Words by AMANDA OWINYA
Kenya has been on the verge of a creative boom over the past few years. This is evidenced by the many accolades the creative industry has been receiving over the past years. When it comes to film, Kenya has been showing a more out-of-the-box approach in terms of their production quality and the stories covered.
Nairobi Half Life is by far one of the most wildly successful films to have been locally produced in Kenya. Aside from being a continental sensation and being highly acclaimed by the many awards it received at some of Africa’s biggest film award shows, it managed to garner international recognition from the Oscar Academy by receiving a nomination in the international film category at the 85th Award show; a first for Kenya.
The film revolves around the many facets that surround survival in Nairobi. The movie brought into context the harsh realities of life in the city by exploring the underground network of criminals in the city by bringing to us their stories and circumstances. The film received much love and appreciation from diverse audiences because the story presented is one that many people could almost seem to relate to, not from a place of having directly been in the same situation as the actors but from the bare truth the film presented. The film found a way to tap into a topic that many would rather ignore and live in constant ignorance and oblivious to the reason behind society but also to help the audiences to look at themselves introspectively and show them the humanity that exists especially in those shunned by society as being evil. The director, David ‘Tosh’ Gitonga managed to find a gap that existed in society and built a bridge so as to allow for both sides of society to truly see each other’s stories.
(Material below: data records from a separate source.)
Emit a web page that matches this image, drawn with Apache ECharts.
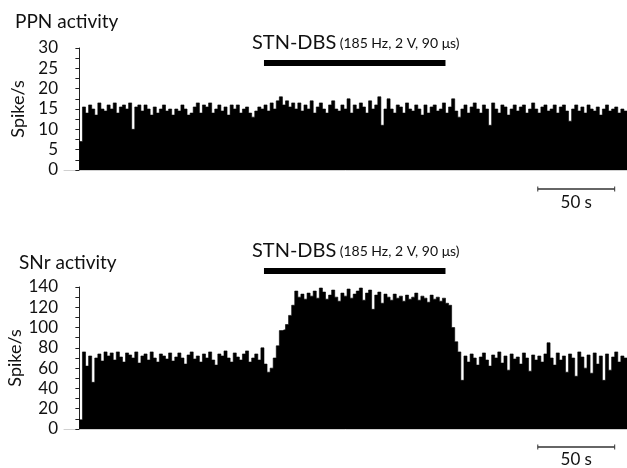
<!DOCTYPE html>
<html><head><meta charset="utf-8">
<script src="https://cdn.jsdelivr.net/npm/echarts/dist/echarts.min.js"></script>
<style>html,body{margin:0;padding:0;background:#fff}#c{width:627px;height:468px}</style>
</head><body><div id="c"></div>
<script>
// Bin width (s) of the rate histograms
const binWidth = 2;
// Stimulation period (s) and scale bar (s)
const stimPeriod = [120, 238];
const scaleBar = [298, 348];
const scaleLabel = '50 s';
const panelTitles = ['PPN activity', 'SNr activity'];
const yTicksPPN = [0, 5, 10, 15, 20, 25, 30];
const yTicksSNr = [0, 20, 40, 60, 80, 100, 120, 140];

// PPN firing rate (spike/s), one value per 2-s bin
const ppnRate = [
  7, 15.5, 14, 16, 15, 13.5, 16.5, 15, 14.5, 16,
  15, 16.5, 14, 15.5, 16, 15, 16.5, 10, 15.5, 16,
  14.5, 16, 15, 13.5, 15.5, 14, 15, 16, 14.5, 15,
  13.5, 15, 14.5, 16, 15, 13.5, 14, 15.5, 16.5, 14,
  16, 15.5, 16.5, 14, 15, 16, 14.5, 15.5, 13.5, 16,
  15, 16, 14, 15, 15.5, 14, 13, 14.5, 15.5, 15,
  16, 14.5, 16.5, 15, 17, 18, 16, 17, 15.5, 16.5,
  15, 16.5, 14.5, 16, 15, 17, 14, 15.5, 16.5, 15,
  14, 16, 17, 15, 14.5, 16, 15, 17.5, 14, 16,
  15, 16.5, 15.5, 14, 17, 15, 16, 18, 11, 15,
  17.5, 15, 14, 16, 15.5, 14, 16.5, 15, 14.5, 16,
  15, 13.5, 16, 14, 15.5, 16, 14.5, 15, 16.5, 14,
  15.5, 17.5, 14.5, 13, 15, 16, 14, 15.5, 16.5, 15,
  14, 16, 15, 11, 16.5, 15, 14, 16, 15.5, 13.5,
  15, 16, 14.5, 15.5, 16, 14, 15, 16.5, 15, 14,
  15.5, 16, 14.5, 15, 16, 14, 15.5, 16, 14.5, 12,
  15, 16, 14.5, 15.5, 14, 16, 15, 14.5, 15.5, 13.5,
  15, 16, 14.5, 15, 15.5, 14, 15, 14.5
];

// SNr firing rate (spike/s), one value per 2-s bin
const snrRate = [
  9, 76, 62, 72, 46, 70, 74, 67, 76, 72,
  75, 68, 76, 71, 66, 75, 73, 70, 76, 65,
  72, 74, 68, 76, 70, 66, 74, 72, 69, 75,
  67, 71, 75, 70, 64, 73, 76, 69, 72, 66,
  74, 70, 76, 68, 63, 74, 72, 77, 70, 66,
  75, 71, 68, 74, 77, 66, 70, 74, 68, 80,
  64, 56, 60, 70, 82, 97, 98, 103, 112, 122,
  136, 130, 133, 128, 134, 131, 136, 129, 139, 135,
  128, 132, 137, 130, 126, 134, 131, 138, 129, 133,
  136, 139, 127, 134, 137, 118, 132, 135, 124, 133,
  130, 127, 133, 129, 131, 126, 132, 128, 130, 134,
  127, 131, 129, 125, 132, 128, 130, 126, 129, 124,
  122, 100, 86, 76, 48, 72, 66, 74, 70, 63,
  71, 75, 68, 62, 73, 70, 76, 65, 72, 58,
  74, 69, 71, 64, 75, 70, 57, 73, 68, 72,
  66, 74, 85, 70, 63, 75, 68, 72, 56, 74,
  70, 52, 76, 71, 60, 73, 55, 75, 64, 72,
  48, 74, 58, 71, 76, 66, 72, 70
];

function toSteps(rates) {
  const pts = rates.map((v, i) => [i * binWidth, v]);
  pts.push([rates.length * binWidth, rates[rates.length - 1]]);
  return pts;
}

const FONT = 'Lato';
const chart = echarts.init(document.getElementById('c'), null, {renderer: 'canvas'});

function yAxisCfg(ticks, gridIndex, nameGap) {
  return {
    type: 'value', gridIndex,
    min: ticks[0], max: ticks[ticks.length - 1], interval: ticks[1] - ticks[0],
    name: 'Spike/s', nameLocation: 'middle', nameGap, nameMoveOverlap: false,
    nameTextStyle: {fontFamily: FONT, fontSize: 18, color: '#111'},
    axisLine: {show: true, lineStyle: {color: '#222', width: 1}},
    axisTick: {show: true, length: 4, lineStyle: {color: '#222'}},
    minorTick: {show: true, splitNumber: 2, length: 4, lineStyle: {color: '#222'}},
    axisLabel: {fontFamily: FONT, fontSize: 17, color: '#111', margin: 6},
    splitLine: {show: false}
  };
}
function xAxisCfg(gridIndex) {
  return {
    type: 'value', gridIndex, min: -10, max: 356,
    axisLine: {show: true, lineStyle: {color: '#d0d0d0', width: 1}},
    axisTick: {show: false}, axisLabel: {show: false}, splitLine: {show: false}
  };
}
function histSeries(rates, idx) {
  return {
    type: 'line', xAxisIndex: idx, yAxisIndex: idx, step: 'end',
    symbol: 'none',
    lineStyle: {color: '#000', width: 0.6},
    areaStyle: {color: '#000', opacity: 1},
    data: toSteps(rates)
  };
}

chart.setOption({
  animation: false,
  backgroundColor: '#fff',
  title: [
    {text: panelTitles[0], left: 10, top: 7, textStyle: {fontFamily: FONT, fontSize: 19, fontWeight: 'normal', color: '#111'}},
    {text: panelTitles[1], left: 14, top: 248, textStyle: {fontFamily: FONT, fontSize: 19, fontWeight: 'normal', color: '#111'}}
  ],
  grid: [
    {left: 64, right: 0, top: 48, height: 122, containLabel: false, outerBoundsMode: 'none'},
    {left: 64, right: 0, top: 287, height: 142, containLabel: false, outerBoundsMode: 'none'}
  ],
  xAxis: [xAxisCfg(0), xAxisCfg(1)],
  yAxis: [yAxisCfg(yTicksPPN, 0, 37), yAxisCfg(yTicksSNr, 1, 40)],
  series: [histSeries(ppnRate, 0), histSeries(snrRate, 1)]
});

// Annotations positioned through the axes' scales
function px(grid, t, v) { return chart.convertToPixel({gridIndex: grid}, [t, v]); }
const gfx = [];
[0, 1].forEach(g => {
  const gridBottom = px(g, 0, 0)[1];
  const gridTop = px(g, 0, g === 0 ? 30 : 140)[1];
  const a = px(g, stimPeriod[0], 0)[0], b = px(g, stimPeriod[1], 0)[0];
  const barY = g === 0 ? gridTop + 12 : gridTop - 19;
  gfx.push({type: 'rect', shape: {x: a, y: barY, width: b - a, height: 6}, style: {fill: '#000'}});
  gfx.push({type: 'text', x: a - 12, y: barY - 7, style: {
    text: '{a|STN-DBS} {b|(185 Hz, 2 V, 90 μs)}', verticalAlign: 'bottom',
    rich: {a: {fontFamily: FONT, fontSize: 20, fill: '#111'}, b: {fontFamily: FONT, fontSize: 14, fill: '#111'}}
  }});
  const s0 = px(g, scaleBar[0], 0)[0], s1 = px(g, scaleBar[1], 0)[0];
  const sy = gridBottom + (g === 0 ? 19 : 18);
  gfx.push({type: 'line', shape: {x1: s0, y1: sy, x2: s1, y2: sy}, style: {stroke: '#333', lineWidth: 1.5}});
  gfx.push({type: 'line', shape: {x1: s0, y1: sy - 2.5, x2: s0, y2: sy + 2.5}, style: {stroke: '#333', lineWidth: 1}});
  gfx.push({type: 'line', shape: {x1: s1, y1: sy - 2.5, x2: s1, y2: sy + 2.5}, style: {stroke: '#333', lineWidth: 1}});
  gfx.push({type: 'text', x: (s0 + s1) / 2, y: sy + (g === 0 ? 5 : 4), style: {
    text: scaleLabel, fontFamily: FONT, fontSize: 17, fill: '#111', align: 'center', verticalAlign: 'top'
  }});
});
chart.setOption({graphic: gfx});
</script>
</body></html>
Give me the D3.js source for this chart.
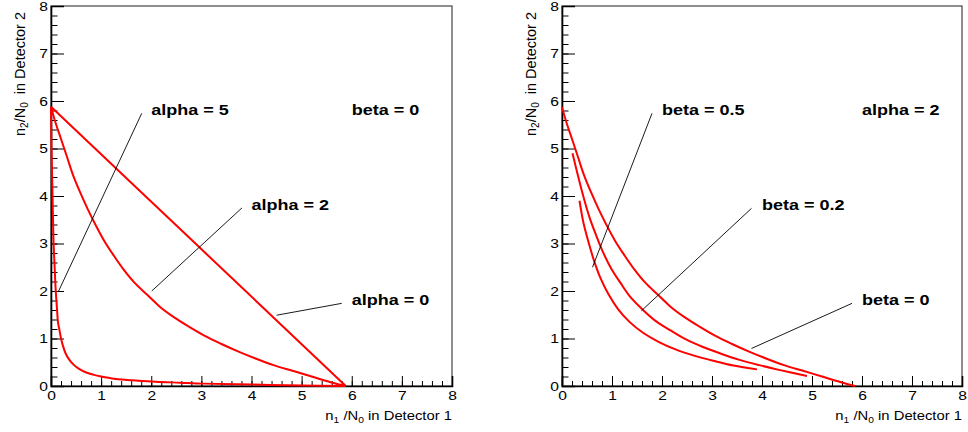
<!DOCTYPE html>
<html>
<head>
<meta charset="utf-8">
<script src="https://cdn.jsdelivr.net/npm/d3@7"></script>
<style>
  body { margin: 0; background: #fff; }
  text { font-family: "Liberation Sans", Arial, Helvetica, sans-serif; }
</style>
</head>
<body>
<script>
// Page size
let width = 968;
let height = 432;

// Axis tick values, shared by both panels
var majorTicks = d3.range(0, 9, 1);
var minorTicks = d3.range(0, 40.5, 1).map(d => d / 5);

// Left panel: beta = 0, three alpha values (x = n1/N0, y = n2/N0)
var alpha0 = [[0, 5.88], [2.94, 2.94], [5.88, 0]];
var alpha2 = [[0, 5.88], [0.08, 5.58], [0.2, 5.2], [0.32, 4.82], [0.44, 4.44], [0.58, 4.08],
              [0.73, 3.73], [0.89, 3.39], [1.06, 3.06], [1.25, 2.75], [1.45, 2.45], [1.67, 2.17],
              [1.92, 1.92], [2.17, 1.67], [2.45, 1.45], [2.75, 1.25], [3.06, 1.06], [3.39, 0.89],
              [3.73, 0.73], [4.08, 0.58], [4.44, 0.44], [4.82, 0.32], [5.2, 0.2], [5.58, 0.08],
              [5.88, 0]];
var alpha5 = [[0, 5.88], [0.01, 5.01], [0.03, 4.03], [0.05, 3.05], [0.07, 2.57], [0.09, 2.09],
              [0.12, 1.62], [0.14, 1.34], [0.17, 1.17], [0.2, 1.0], [0.24, 0.84], [0.29, 0.69],
              [0.36, 0.56], [0.45, 0.45], [0.56, 0.36], [0.69, 0.29], [0.84, 0.24], [1.0, 0.2],
              [1.17, 0.17], [1.34, 0.14], [1.62, 0.12], [2.09, 0.09], [2.57, 0.07], [3.05, 0.05],
              [4.03, 0.03], [5.01, 0.01], [5.88, 0]];

// Right panel: alpha = 2, three beta values
var beta0 = [[0, 5.87], [0.08, 5.58], [0.2, 5.2], [0.32, 4.82], [0.44, 4.44], [0.58, 4.08],
             [0.73, 3.73], [0.89, 3.39], [1.06, 3.06], [1.25, 2.75], [1.45, 2.45], [1.67, 2.17],
             [1.92, 1.92], [2.17, 1.67], [2.45, 1.45], [2.75, 1.25], [3.06, 1.06], [3.39, 0.89],
             [3.73, 0.73], [4.08, 0.58], [4.44, 0.44], [4.82, 0.32], [5.2, 0.2], [5.58, 0.08],
             [5.86, 0]];
var beta02 = [[0.21, 4.9], [0.34, 4.34], [0.44, 3.94], [0.55, 3.55], [0.68, 3.18], [0.82, 2.82],
              [0.98, 2.48], [1.17, 2.17], [1.37, 1.87], [1.61, 1.61], [1.87, 1.37], [2.17, 1.17],
              [2.48, 0.98], [2.82, 0.82], [3.18, 0.68], [3.55, 0.55], [3.94, 0.44], [4.34, 0.34],
              [4.9, 0.21]];
var beta05 = [[0.35, 3.9], [0.43, 3.43], [0.53, 3.03], [0.64, 2.64], [0.77, 2.27], [0.93, 1.93],
              [1.12, 1.62], [1.35, 1.35], [1.62, 1.12], [1.93, 0.93], [2.27, 0.77], [2.64, 0.64],
              [3.03, 0.53], [3.43, 0.43], [3.9, 0.35]];

// Label texts
var leftLabels = ['alpha = 5', 'beta = 0', 'alpha = 2', 'alpha = 0'];
var rightLabels = ['beta = 0.5', 'alpha = 2', 'beta = 0.2', 'beta = 0'];

// Where labels and their pointer lines sit, in data units: [text x, text y, line from, line to]
var leftNotes = [
  [2, 5.7, [1.81, 5.74], [0.146, 1.985]],
  [6, 5.7, null, null],
  [4, 3.7, [3.81, 3.75], [2.01, 2.0]],
  [6, 1.7, [5.8, 1.74], [4.5, 1.49]]
];
var rightNotes = [
  [2, 5.7, [1.8, 5.74], [0.61, 2.5]],
  [6, 5.7, null, null],
  [4, 3.7, [3.79, 3.74], [1.59, 1.585]],
  [6, 1.7, [5.8, 1.74], [3.79, 0.79]]
];

// Create SVG space
var svg = d3.select('body')
            .append('svg')
            .attr('width', width)
            .attr('height', height);

svg.append('rect').attr('width', width).attr('height', height).attr('fill', '#fff');

// Stretch factor to mimic the wide glyphs of the original
let stretch = 1.2;

function drawPanel(left, right, curves, labels, notes) {
  let top = 6;
  let bottom = 386;

  var x = d3.scaleLinear().domain([0, 8]).range([left, right]);
  var y = d3.scaleLinear().domain([0, 8]).range([bottom, top]);

  var g = svg.append('g');

  // Frame (top and right sides)
  g.append('rect')
   .attr('x', left).attr('y', top)
   .attr('width', right - left).attr('height', bottom - top)
   .attr('fill', 'none').attr('stroke', '#444').attr('stroke-width', 1.2);

  // Minor ticks
  g.append('g')
   .attr('transform', 'translate(0,' + bottom + ')')
   .call(d3.axisBottom(x).tickValues(minorTicks).tickSize(-5).tickFormat(''))
   .call(a => a.select('.domain').remove());
  g.append('g')
   .attr('transform', 'translate(' + left + ',0)')
   .call(d3.axisLeft(y).tickValues(minorTicks).tickSize(-6.5).tickFormat(''))
   .call(a => a.select('.domain').remove());

  // Major ticks with labels
  var xAxis = g.append('g')
   .attr('transform', 'translate(0,' + bottom + ')')
   .call(d3.axisBottom(x).tickValues(majorTicks).tickSize(-10).tickPadding(3).tickFormat(d3.format('d')));
  var yAxis = g.append('g')
   .attr('transform', 'translate(' + left + ',0)')
   .call(d3.axisLeft(y).tickValues(majorTicks).tickSize(-13).tickPadding(2.5).tickFormat(d3.format('d')));

  [xAxis, yAxis].forEach(function(a) {
    a.selectAll('text')
     .style('font-size', '13px')
     .attr('fill', '#000')
     .attr('transform', 'scale(' + stretch + ',1)');
    a.selectAll('.tick line').attr('stroke', '#000').attr('stroke-width', 1);
    a.select('.domain').attr('stroke', '#000').attr('stroke-width', 1.6);
  });
  xAxis.selectAll('text').attr('y', 5).attr('dy', '0.71em');

  // X axis title
  var xt = g.append('text')
   .attr('transform', 'translate(' + right + ',420) scale(' + (stretch * 0.95) + ',1)')
   .attr('text-anchor', 'end')
   .style('font-size', '13px');
  xt.append('tspan').text('n');
  xt.append('tspan').attr('dy', 3).style('font-size', '9px').text('1');
  xt.append('tspan').attr('dy', -3).text(' /N');
  xt.append('tspan').attr('dy', 3).style('font-size', '9px').text('0');
  xt.append('tspan').attr('dy', -3).text(' in Detector 1');

  // Y axis title
  var yt = g.append('text')
   .attr('transform', 'translate(' + (left - 26.5) + ',12) rotate(-90)')
   .attr('text-anchor', 'end')
   .style('font-size', '14.5px')
   .style('white-space', 'pre');
  yt.append('tspan').text('n');
  yt.append('tspan').attr('dy', 3).style('font-size', '10px').text('2');
  yt.append('tspan').attr('dy', -3).text('/N');
  yt.append('tspan').attr('dy', 3).style('font-size', '10px').text('0');
  yt.append('tspan').attr('dy', -3).text('  in Detector 2');

  // Curves
  var line = d3.line()
               .x(d => x(d[0]))
               .y(d => y(d[1]))
               .curve(d3.curveCatmullRom.alpha(0.5));

  curves.forEach(function(c) {
    g.append('path')
     .attr('d', line(c))
     .attr('fill', 'none')
     .attr('stroke', '#ff0000')
     .attr('stroke-width', 2);
  });

  // Labels and pointer lines
  notes.forEach(function(n, i) {
    if (n[2]) {
      g.append('line')
       .attr('x1', x(n[2][0])).attr('y1', y(n[2][1]))
       .attr('x2', x(n[3][0])).attr('y2', y(n[3][1]))
       .attr('stroke', '#000').attr('stroke-width', 0.9);
    }
    g.append('text')
     .attr('transform', 'translate(' + x(n[0]) + ',' + y(n[1]) + ') scale(' + stretch + ',1)')
     .style('font-size', '15px')
     .style('font-weight', 'bold')
     .text(labels[i]);
  });
}

drawPanel(51, 452, [alpha0, alpha2, alpha5], leftLabels, leftNotes);
drawPanel(562, 962, [beta0, beta02, beta05], rightLabels, rightNotes);
</script>
</body>
</html>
This way of storytelling showing real people in real situations is a direction that has been a long time coming for the Kenyan film industry. Bringing audiences stories relevant to their demography is something that has definitely been lacking in the Kenyan Film industry for quite some time due to the heavy influence of Western Media. Nairobi Half Life is a film that dared to attempt to fill the void created by the creativity drain in the local industry not only in Kenya but Africa.
As a result of the sudden opening of a long-abandoned creative door in the Kenyan film industry achieved by the film Nairobi Half Life, creators became more courageous in being more diverse in their productions and coming up with out of the box content for their films. The bar of creativity was since raised with more creators choosing to feature topics that were not traditional in the sense of not sticking to a specific route.
Katikati is a film that can be attested to have been a product of the film revolution. For this particular film, the director, Mbithi Masya took a creative direction that is nothing like anything we have had in the Kenyan film industry. It revolves around the concept of souls in limbo. It explores the dynamic of the afterlife the fate of souls. The idea was something very new because it steps out of the norm and focuses on a subject that surrounds us as human beings that is Death but looks at it from a different point of view.
Such creativity in film production inspires not only in the sense of quality production but also in the sense of aesthetic. By exploring a subject that is very different from the norm, it opens discussions about more topics that can be delved into as well as challenges the creative direction of any future films.
Madaraka is a documentary that focuses on the creative industry in Kenya. The project is geared towards showcasing, discovering and developing talent in the fast-growing creative market in Kenya. It looks at industry players and their achievements as well as introspectively looks at the talent that exists in the country. It highlights the difficulties that the creative industry presents and focusses on grooming young talent on their way up.
The documentary gives an in-depth view of the creative industry in the country by giving audiences a glimpse of the diversity that Kenya and its youth have to offer. It looks at the Kenyan youth and highlights their concerns and the struggles they face in the Kenyan creative industry. Being a developing nation, Kenya has miles to go in terms of growing its creative space on a legislative level. With this documentary, audiences will be able to truly see the work that goes behind the creation of productions in the country from film to music to art.
The project has the contribution of major Kenyan industry players such as members of one of the top African bands and the pride of Kenya in the music industry. Their passion for Kenya and the creative industry is something that they have been very open about and worked hard towards promoting internationally.
Such productions represent the dawn of a new era in the Kenyan film industry because it marks a turn in the creativity seen in films. It shows a generation of creatives who refuse to accept the norm and playing it safe but rather chose to look for new ways to tell their story. It captures the spirit of the new Africa that is not afraid of challenging its limits.
These are stories that are finally being told by Africans and for Africans.